There is something intimate and poetic about the fragility and universality of Niemann’s glass bones, displayed as a memento mori in triplicate.

Presented alongside the artist’s drawings and with exhibition labels recorded on plastic specimen bags (as if the pieces themselves were found objects unearthed during an archaeological dig), each piece of jewellery reveals fine craftsmanship, attention to detail and a balance between human and natural elements. The artist’s choice and handling of materials; the fluidity and movement of hand blown glass combined with the intricate rendering and patination of silver, like the delicate skin of a living organism, is ironically presented in the context of death and funerary rites.

Niemann’s study of organic forms such as lichens and fungi and of human marks upon the landscape are uniquely of their place and characteristically reveal her insight and talent for turning “human fears” into decorative objects of adornment.

Her Slug Lichen Ring, Lichen Fungi Ring and Tussock Ring are excellent examples of unexpected beauty inspired by nature that are typically bold, playful and superbly crafted. Niemann transforms raw materials to create living objects; a mass of black glass, animated by clear tips as if reaching outward, full of life and movement emerges from a ring and cup decorated with the finest circular design, seemingly indistinguishable from nature’s own marks.

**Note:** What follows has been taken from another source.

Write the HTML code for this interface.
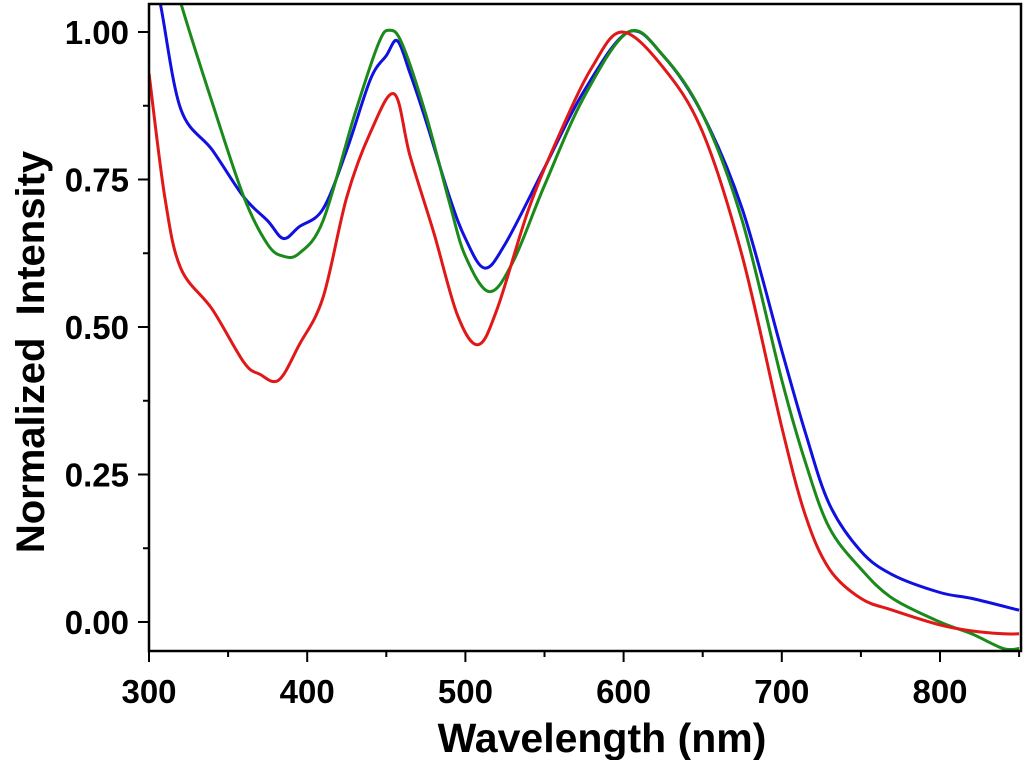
<!DOCTYPE html>
<html><head><meta charset="utf-8"><style>
body{margin:0;background:#fff;width:1024px;height:760px;overflow:hidden}
text{font-family:"Liberation Sans",sans-serif;font-weight:bold;fill:#000}
</style></head><body>
<svg id="chart" width="1024" height="760" xmlns="http://www.w3.org/2000/svg">
<defs><clipPath id="clip"><rect x="149" y="4" width="872" height="647"/></clipPath></defs>
<g id="series" clip-path="url(#clip)"></g>
<rect x="149" y="4" width="872" height="647" fill="none" stroke="#000" stroke-width="2.5"/>
<g id="axes"></g>
<text x="602" y="752" font-size="41" text-anchor="middle">Wavelength (nm)</text>
<text transform="translate(44,352) rotate(-90)" font-size="40" text-anchor="middle" xml:space="preserve">Normalized  Intensity</text>
</svg>
<script>
const xTicks=[300,400,500,600,700,800];
const xTickLabels=["300","400","500","600","700","800"];
const yTicks=[0,0.25,0.5,0.75,1.0];
const yTickLabels=["0.00","0.25","0.50","0.75","1.00"];
const blueX=[300,307,320,340,360,375,385,395,410,425,440,450,457,465,475,490,500,512,525,550,575,603,625,650,675,700,715,730,750,770,800,820,850];
const blueY=[1.12,1.05,0.87,0.80,0.72,0.68,0.65,0.67,0.70,0.80,0.92,0.96,0.985,0.93,0.85,0.72,0.65,0.60,0.64,0.77,0.90,1.0,0.96,0.86,0.70,0.46,0.32,0.20,0.12,0.08,0.05,0.04,0.02];
const greenX=[310,320,340,360,375,385,395,410,430,445,452,460,475,490,500,515,530,550,575,603,625,650,675,700,715,730,750,770,800,820,840,850];
const greenY=[1.15,1.05,0.88,0.72,0.64,0.62,0.625,0.68,0.86,0.98,1.003,0.98,0.86,0.71,0.62,0.56,0.61,0.74,0.89,1.0,0.96,0.86,0.68,0.41,0.27,0.16,0.09,0.04,0.0,-0.02,-0.045,-0.045];
const redX=[300,310,320,340,360,370,382,395,410,425,440,455,465,480,495,508,520,540,560,580,599,625,650,675,700,715,730,750,770,800,820,840,850];
const redY=[0.93,0.72,0.60,0.53,0.44,0.42,0.41,0.47,0.55,0.72,0.83,0.895,0.79,0.66,0.52,0.47,0.53,0.70,0.83,0.94,1.0,0.94,0.83,0.62,0.33,0.18,0.09,0.04,0.02,-0.005,-0.015,-0.02,-0.02];
const NS='http://www.w3.org/2000/svg';
const xs=v=>149+(v-300)*1.582;
const ys=v=>622-v*590;
function path(X,Y){
  const p=X.map((x,i)=>[xs(x),ys(Y[i])]);
  let d='M'+p[0][0]+','+p[0][1];
  for(let i=0;i<p.length-1;i++){
    const p0=p[i-1]||p[i],p1=p[i],p2=p[i+1],p3=p[i+2]||p2;
    const c1=[p1[0]+(p2[0]-p0[0])/6,p1[1]+(p2[1]-p0[1])/6];
    const c2=[p2[0]-(p3[0]-p1[0])/6,p2[1]-(p3[1]-p1[1])/6];
    d+=' C'+c1+' '+c2+' '+p2;
  }
  return d;
}
const g=document.getElementById('series');
[[blueX,blueY,'#1010e0','blue-series'],[greenX,greenY,'#1a8a1a','green-series'],[redX,redY,'#e01818','red-series']].forEach(s=>{
  const el=document.createElementNS(NS,'path');
  el.setAttribute('d',path(s[0],s[1]));
  el.setAttribute('fill','none');el.setAttribute('stroke',s[2]);el.setAttribute('stroke-width','3');
  
  
  g.appendChild(el);
});
const a=document.getElementById('axes');
function ln(x1,y1,x2,y2,n){const l=document.createElementNS(NS,'line');l.setAttribute('x1',x1);l.setAttribute('y1',y1);l.setAttribute('x2',x2);l.setAttribute('y2',y2);l.setAttribute('stroke','#000');l.setAttribute('stroke-width','2');


a.appendChild(l);}
function tx(x,y,s,anchor,n){const t=document.createElementNS(NS,'text');t.setAttribute('x',x);t.setAttribute('y',y);t.setAttribute('font-size','33');t.setAttribute('text-anchor',anchor);t.textContent=s;


a.appendChild(t);}
xTicks.forEach((v,i)=>{ln(xs(v),651,xs(v),662,'x-tick');tx(xs(v),703,xTickLabels[i],'middle','x-tick-label');});
xTicks.forEach(v=>{if(v+50<=850)ln(xs(v+50),651,xs(v+50),657,'x-minor-tick');});
yTicks.forEach((v,i)=>{ln(138,ys(v),149,ys(v),'y-tick');tx(129,ys(v)+12,yTickLabels[i],'end','y-tick-label');});
yTicks.forEach(v=>{if(v+0.125<1.05)ln(143,ys(v+0.125),149,ys(v+0.125),'y-minor-tick');});
</script>
</body></html>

It is wonderful to see continuity and distillation in the artist’s creative process through the artist’s drawings and in the construction of a unique series of objects as part of the Making Progress intitiative. Collaborative work on film is less convincing, and although this gives some context to the work in terms of the landscape that inspired it, a more interpretative response to the artist’s work, themes and process might have been more effective. Bones and Beasts is, however, a resoundingly significant milestone for the artist, a refinement of individual art practice and an affirmation of the need for experimentation, focused support and mentoring to take artistic work to the next level.

Both Turned and Twisted and Bones and Beasts highlight the quality and diversity of contemporary Craft practice. The work of artists such as Patricia Niemann clearly demonstrate the connection between place, visual art and craft that has yet to be fully acknowledged and promoted, especially in relation to Cultural Tourism and the potential for international export. It is a travesty that there is no permanent central city outlet actively promoting and selling contemporary Highlands and Islands craft and design of this quality, especially with IMAG set to close during the winter months.

The juxtaposition of these two exhibitions highlights the international context, economic and creative potential of Craft development in the region. While this is being actively pursued in relation to individual professional development it is time that greater efforts were made to publicly promote and retain this talent. Without a platform or permanent space to be seen, one of the regions greatest assets will remain invisible to both locals and visitors.

Subsequent Craft Spotlight Exhibitions in IMAG’s Small Gallery include Nick Ross (4 June – 2 July), Jennifer Cantwell (9 July – 6 August) and Caroline Dear (13 August – 30 September).